→ **Set task**:
Comb the records below for the string "matplotlib" and copy each line where it turns up.

→ **Available data**:
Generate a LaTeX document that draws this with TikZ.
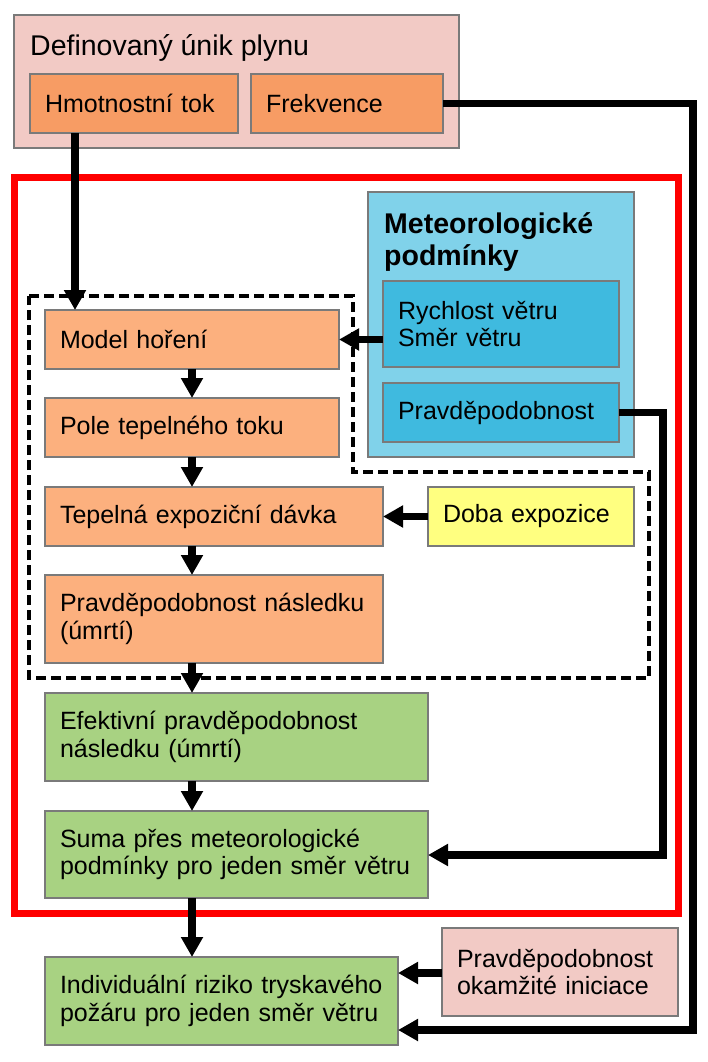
\documentclass[tikz,border=0pt]{standalone}
\usepackage{fontspec}
\setmainfont{Liberation Sans}
\usetikzlibrary{arrows.meta}

\definecolor{unikpink}{HTML}{F2CAC5}
\definecolor{tokorange}{HTML}{F79C64}
\definecolor{modelorange}{HTML}{FCB07E}
\definecolor{meteoblue}{HTML}{80D2EA}
\definecolor{windblue}{HTML}{3FBADF}
\definecolor{dobayellow}{HTML}{FFFF80}
\definecolor{riskgreen}{HTML}{A8D282}
\definecolor{boxline}{HTML}{7A7A7A}

\begin{document}
\begin{tikzpicture}[x=1pt,y=-1pt,
  flow node/.style={rectangle,draw=boxline,line width=1.2pt,anchor=north west,
    inner xsep=15pt,inner ysep=0pt,outer sep=0pt,align=left,
    font=\fontsize{25pt}{27.5pt}\selectfont},
  flow arrow/.style={line width=7.5pt,-{Triangle[length=20pt,width=21pt]}},
  dash box/.style={line width=4pt,dash pattern=on 10pt off 5pt},
  red frame/.style={draw=red,line width=7pt}]
  \useasboundingbox (0,0) rectangle (708,1062);

  % frames
  \draw[red frame] (14,177) rectangle (678,913);
  \draw[dash box] (29,296) -- (353,296) -- (353,472) -- (649,472) -- (649,678) -- (29,678) -- cycle;

  \node[flow node,fill=unikpink,text width=415pt,minimum height=133pt] (unik) at (14,15) {};
  \node[anchor=base west,inner sep=0pt,font=\fontsize{28.5pt}{32pt}\selectfont] (unikt) at (30,56) {Definovaný únik plynu};
  \node[flow node,fill=tokorange,text width=178pt,minimum height=59pt] (hmot) at (30,74) {Hmotnostní tok};
  \node[flow node,fill=tokorange,text width=162pt,minimum height=59pt] (frek) at (251,74) {Frekvence};

  \node[flow node,fill=meteoblue,text width=236pt,minimum height=265pt] (meteo) at (368,192) {};
  \node[anchor=north west,inner sep=0pt,align=left,font=\fontsize{28.5pt}{32pt}\selectfont\bfseries] (meteot) at (384,212) {Meteorologické\\podmínky};
  \node[flow node,fill=windblue,text width=206pt,minimum height=86pt] (rych) at (383,281) {Rychlost větru\\Směr větru};
  \node[flow node,fill=windblue,text width=206pt,minimum height=59pt] (pmet) at (383,383) {Pravděpodobnost};

  \node[flow node,fill=modelorange,text width=264pt,minimum height=59pt] (mh) at (45,310) {Model hoření};
  \node[flow node,fill=modelorange,text width=264pt,minimum height=59pt] (pole) at (45,398) {Pole tepelného toku};
  \node[flow node,fill=modelorange,text width=308pt,minimum height=59pt] (tep) at (45,487) {Tepelná expoziční dávka};
  \node[flow node,fill=dobayellow,text width=176pt,minimum height=59pt] (doba) at (428,487) {Doba expozice};
  \node[flow node,fill=modelorange,text width=308pt,minimum height=88pt] (pnas) at (45,575) {Pravděpodobnost následku\\(úmrtí)};

  \node[flow node,fill=riskgreen,text width=353pt,minimum height=88pt] (efek) at (45,693) {Efektivní pravděpodobnost\\následku (úmrtí)};
  \node[flow node,fill=riskgreen,text width=353pt,minimum height=87pt] (suma) at (45,811) {Suma přes meteorologické\\podmínky pro jeden směr větru};
  \node[flow node,fill=riskgreen,text width=323pt,minimum height=88pt] (indiv) at (45,957) {Individuální riziko tryskavého\\požáru pro jeden směr větru};
  \node[flow node,fill=unikpink,text width=206pt,minimum height=88pt] (pinic) at (442,928) {Pravděpodobnost\\okamžité iniciace};

  \coordinate (c0) at (75,0);
  \coordinate (c1) at (693,1030);
  \coordinate (c2) at (663,855);

  % arrows
  \path[]
  (hmot.south -| c0) [flow arrow] edge node [] {} (mh.north -| c0)
  (mh.south) [flow arrow] edge node [] {} (pole.north)
  (pole.south) [flow arrow] edge node [] {} (tep.north -| pole.north)
  (tep.south -| mh.south) [flow arrow] edge node [] {} (pnas.north -| mh.south)
  (pnas.south -| mh.south) [flow arrow] edge node [] {} (efek.north -| mh.south)
  (efek.south -| mh.south) [flow arrow] edge node [] {} (suma.north -| mh.south)
  (suma.south -| mh.south) [flow arrow] edge node [] {} (indiv.north -| mh.south)
  (rych.west |- mh.east) [flow arrow] edge node [] {} (mh.east)
  (doba.west) [flow arrow] edge node [] {} (tep.east)
  (pinic.west |- 0,973) [flow arrow] edge node [] {} (indiv.east |- 0,973);
  \draw[flow arrow] (frek.east) -| (c1) -- (c1 -| indiv.east);
  \draw[flow arrow] (pmet.east) -| (c2) -- (c2 -| suma.east);
\end{tikzpicture}
\end{document}
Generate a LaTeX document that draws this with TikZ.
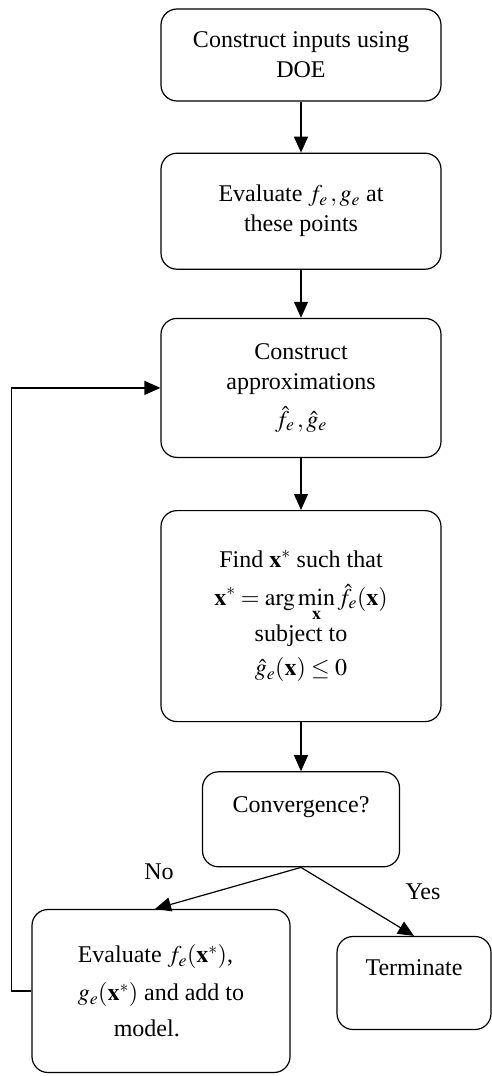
\documentclass[tikz,border=0pt]{standalone}
\usepackage{amsmath}
\usepackage{mathptmx}
\usepackage{fontspec}
\setmainfont{Liberation Serif}
\usepackage{tikz}
\usetikzlibrary{positioning,arrows.meta}
\tikzset{
  line/.style={-{Triangle[length=16pt, width=14pt]}, line width=1.2pt},
  box/.style={draw, line width=1.2pt, rounded corners=16pt, align=center, inner sep=3pt, font=\fontsize{24}{30}\selectfont},
  widebox/.style={box, minimum width=280pt},
  answer/.style={font=\fontsize{24}{30}\selectfont}
}

\begin{document}
\begin{tikzpicture}[node distance=50pt, x=1pt, y=-1pt]
  \useasboundingbox (0,0) rectangle (492,1076);
  \node[widebox, minimum height=92pt] (doe) at (301,55) {Construct inputs using\\DOE};
  \node[widebox, minimum height=116pt, below=51pt of doe] (evalpts) {Evaluate $f_e\,, g_e$ at\\these points};
  \node[widebox, minimum height=139pt, below=48pt of evalpts] (approx) {Construct\\approximations\\[8pt]$\hat{f}_e\,, \hat{g}_e$};
  \node[widebox, minimum height=211pt, below=52pt of approx] (optim) {Find $\mathbf{x}^*$ such that\\[8pt]$\displaystyle \mathbf{x}^* = \arg\min_{\mathbf{x}} \hat{f}_e(\mathbf{x})$\\[2pt]subject to\\[4pt]$\hat{g}_e(\mathbf{x}) \le 0$};
  \node[box, minimum width=197pt, minimum height=95pt, below=49pt of optim] (conv) {Convergence?\\~};
  \node[box, align=left, minimum width=258pt, minimum height=163pt] (update) at (161,991) {Evaluate $f_e(\mathbf{x}^*)$,\\[8pt]$g_e(\mathbf{x}^*)$ and add to\\[6pt]\hspace{36pt}model.};
  \node[box, minimum width=154pt, minimum height=93pt] (stop) at (414,983) {Terminate\\~};

  \node[answer] (no) at (159,872) {No};
  \node[answer] (yes) at (423,892) {Yes};

  \draw[line] (doe) -- (evalpts);
  \draw[line] (evalpts) -- (approx);
  \draw[line] (approx) -- (optim);
  \draw[line] (optim) -- (conv);
  \draw[line] (conv.south) -- ([xshift=-6pt]update.north);
  \draw[line] (conv.south) -- (stop.north);
  \draw[line] (update.west) -- ++(-20,0) |- (approx.west);
\end{tikzpicture}
\end{document}
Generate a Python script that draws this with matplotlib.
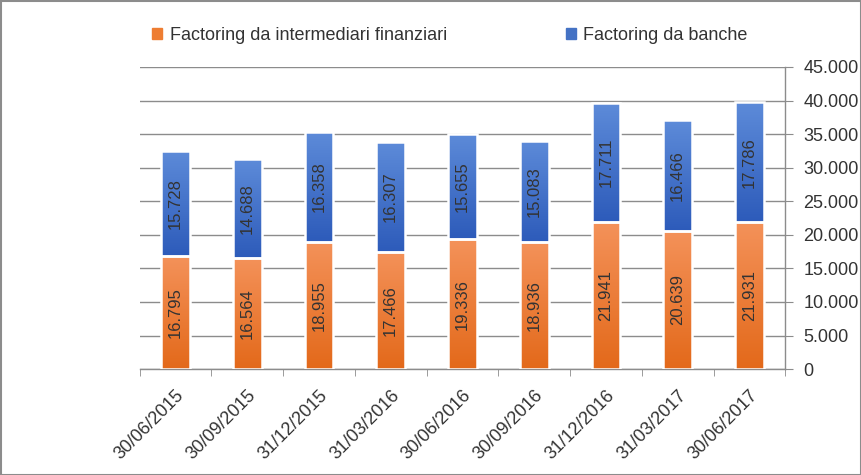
import matplotlib
matplotlib.use("Agg")
import matplotlib.pyplot as plt
import numpy as np
from matplotlib.colors import LinearSegmentedColormap
from matplotlib.ticker import FuncFormatter, MultipleLocator

dates = ["30/06/2015", "30/09/2015", "31/12/2015", "31/03/2016", "30/06/2016",
         "30/09/2016", "31/12/2016", "31/03/2017", "30/06/2017"]
intermediari = [16795, 16564, 18955, 17466, 19336, 18936, 21941, 20639, 21931]
banche = [15728, 14688, 16358, 16307, 15655, 15083, 17711, 16466, 17786]
series_names = ["Factoring da intermediari finanziari", "Factoring da banche"]

plt.rcParams["font.family"] = ["Liberation Sans", "DejaVu Sans"]

orange_cmap = LinearSegmentedColormap.from_list("o", ["#e3691a", "#f4925a"])
blue_cmap = LinearSegmentedColormap.from_list("b", ["#2d5bba", "#5d8bd9"])

fig = plt.figure(figsize=(8.62, 4.75), dpi=100)
ax = fig.add_axes([0.162, 0.223, 0.749, 0.636])

x = np.arange(len(dates))
width = 0.4
grad = np.linspace(0, 1, 256).reshape(-1, 1)


def gradient_bars(bars, cmap):
    for patch in bars:
        x0, y0 = patch.get_x(), patch.get_y()
        w, h = patch.get_width(), patch.get_height()
        im = ax.imshow(grad, cmap=cmap, origin="lower", aspect="auto",
                       extent=[x0, x0 + w, y0, y0 + h], zorder=2)
        im.set_clip_path(patch)


b1 = ax.bar(x, intermediari, width, color="none", edgecolor="white", linewidth=1.8,
            zorder=3, label=series_names[0])
b2 = ax.bar(x, banche, width, bottom=intermediari, color="none", edgecolor="white",
            linewidth=1.8, zorder=3, label=series_names[1])
gradient_bars(b1, orange_cmap)
gradient_bars(b2, blue_cmap)


def fmt(v):
    return f"{v:,}".replace(",", ".")


for i in range(len(dates)):
    ax.text(x[i], intermediari[i] / 2, fmt(intermediari[i]), rotation=90,
            ha="center", va="center", fontsize=12, color="#333333", zorder=4)
    ax.text(x[i], intermediari[i] + banche[i] / 2, fmt(banche[i]), rotation=90,
            ha="center", va="center", fontsize=12, color="#333333", zorder=4)

ax.set_xlim(-0.5, len(dates) - 0.5)
ax.set_ylim(0, 45000)
ax.yaxis.set_major_locator(MultipleLocator(5000))
ax.yaxis.set_major_formatter(FuncFormatter(lambda v, p: fmt(int(v))))
ax.yaxis.tick_right()
ax.grid(axis="y", color="#8c8c8c", linewidth=1.0, zorder=1)
ax.set_axisbelow(True)

for s in ["left", "top"]:
    ax.spines[s].set_visible(False)
for s in ["right", "bottom"]:
    ax.spines[s].set_color("#8c8c8c")
    ax.spines[s].set_linewidth(1.0)

ax.tick_params(axis="y", which="major", length=6, color="#8c8c8c", labelsize=13,
               labelcolor="#333333", pad=7)
ax.set_xticks(x)
ax.set_xticklabels(dates, rotation=45, ha="right", rotation_mode="anchor",
                   fontsize=13, color="#333333")
ax.tick_params(axis="x", which="major", length=0, pad=13)
ax.set_xticks(np.arange(-0.5, len(dates)), minor=True)
ax.tick_params(axis="x", which="minor", length=5, color="#8c8c8c")

handles = [plt.Rectangle((0, 0), 1, 1, color="#ee7d32"),
           plt.Rectangle((0, 0), 1, 1, color="#4472c4")]
fig.legend(handles, series_names, loc="center", bbox_to_anchor=(0.522, 0.925), ncol=2,
           frameon=False, fontsize=13, handlelength=0.55, handleheight=0.55,
           handletextpad=0.4, columnspacing=6.6, labelcolor="#333333")

fig.patches.append(plt.Rectangle((0.001, 0.001), 0.998, 0.997, transform=fig.transFigure,
                                 fill=False, edgecolor="#8c8c8c", linewidth=1.5))

fig.savefig("out.png", dpi=100)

→ **Written solution**:
Generate a Python script that draws this with matplotlib.
import matplotlib
matplotlib.use("Agg")
import matplotlib.pyplot as plt
from matplotlib.colors import LinearSegmentedColormap
from matplotlib.ticker import FuncFormatter, MultipleLocator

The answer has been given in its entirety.